Abstract

A framework recently developed for the extraction of a dynamic reaction coordinate to mediate reactions buried in a multidimensional Langevin equation is extended to the generalized Langevin equations without a priori assumption of the forms of the potential (in general, nonlinearly coupled systems) and the friction kernel. The equation of motion with memory effect can be transformed into an equation without memory at the cost of an increase in the dimensionality of the system, and hence the theoretical framework developed for the (nonlinear) Langevin formulation can be generalized to the non-Markovian process with colored noise. It is found that the increased dimension can be physically interpreted as effective modes of the fluctuating environment. As an illustrative example, we apply this theory to a multidimensional generalized Langevin equation for motion on the Müller-Brown potential surface with an exponential friction kernel.
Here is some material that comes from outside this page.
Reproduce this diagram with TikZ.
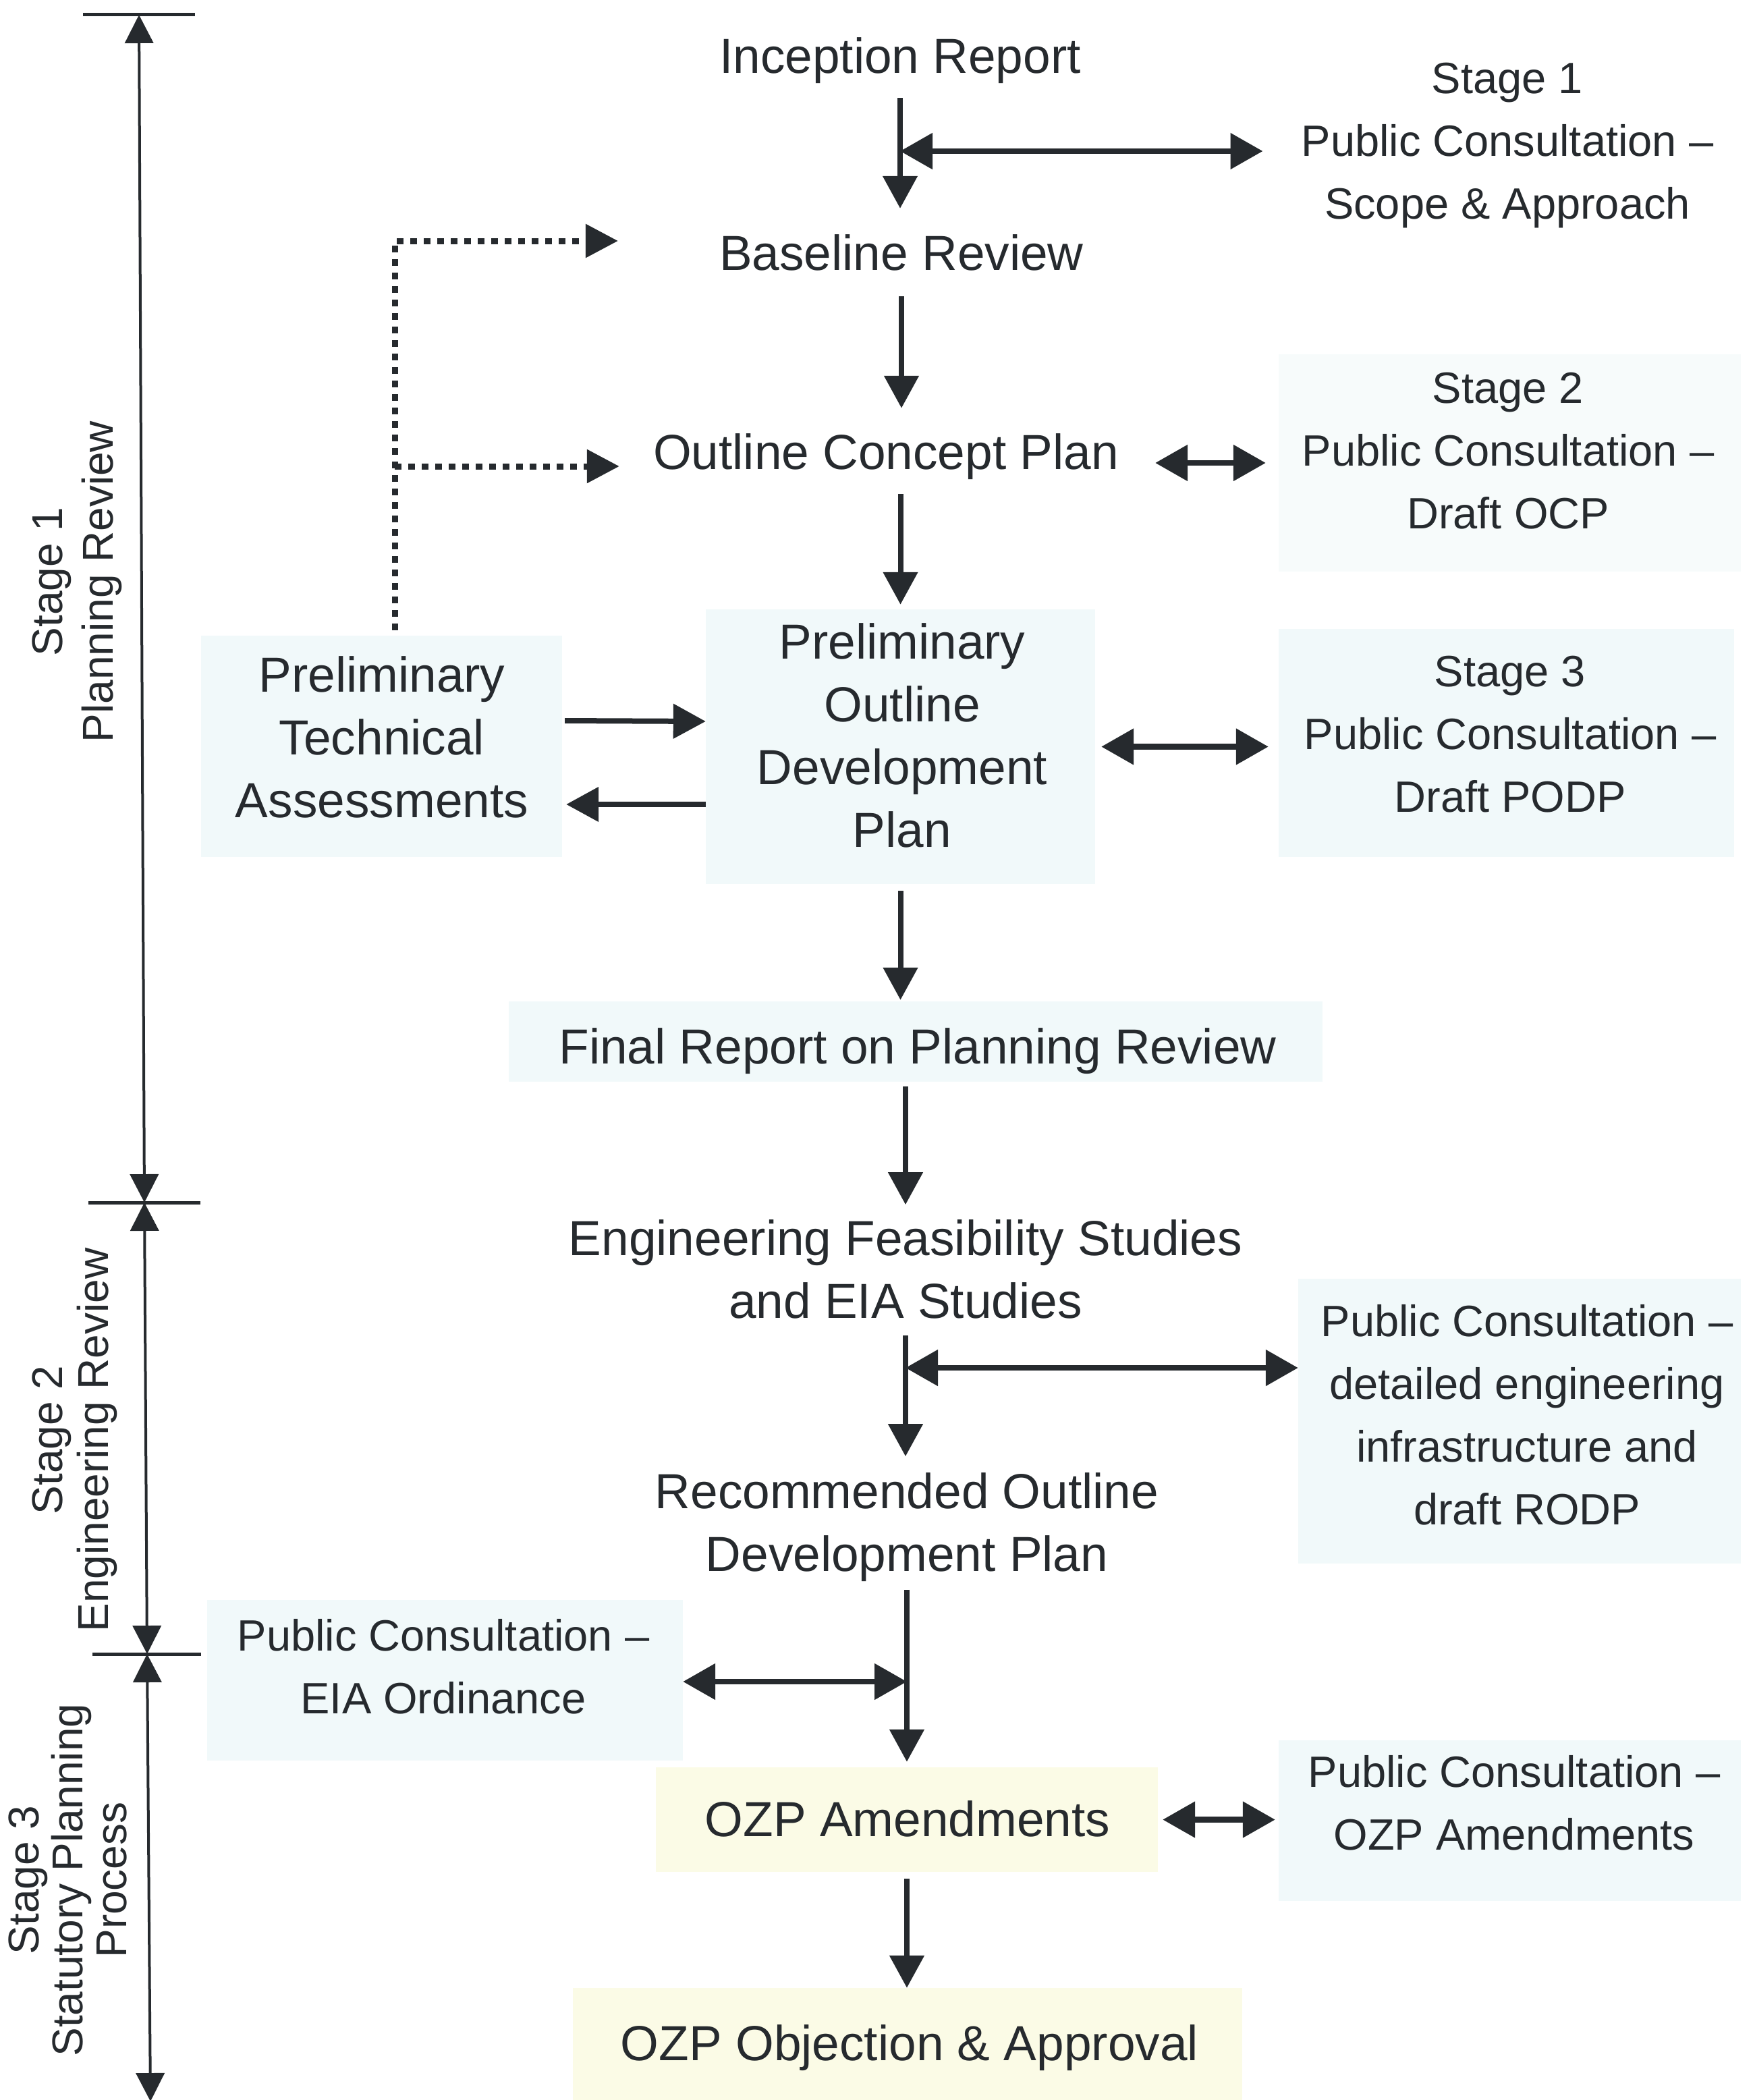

Numerical simulations find a boundary between the highly reactive region and the less reactive region in the space of initial conditions. The location of the boundary is found to depend significantly on both the memory kernel and the nonlinear couplings. The theory extracts a reaction coordinate whose sign determines the fate of the reaction taking into account thermally fluctuating environments, memory effect, and nonlinearities. It is found that the location of the boundary of reactivity is satisfactorily reproduced as the zero of the statistical average of the new reaction coordinate, which is an analytical functional of both the original position coordinates and velocities of the system, and of the properties of the environment.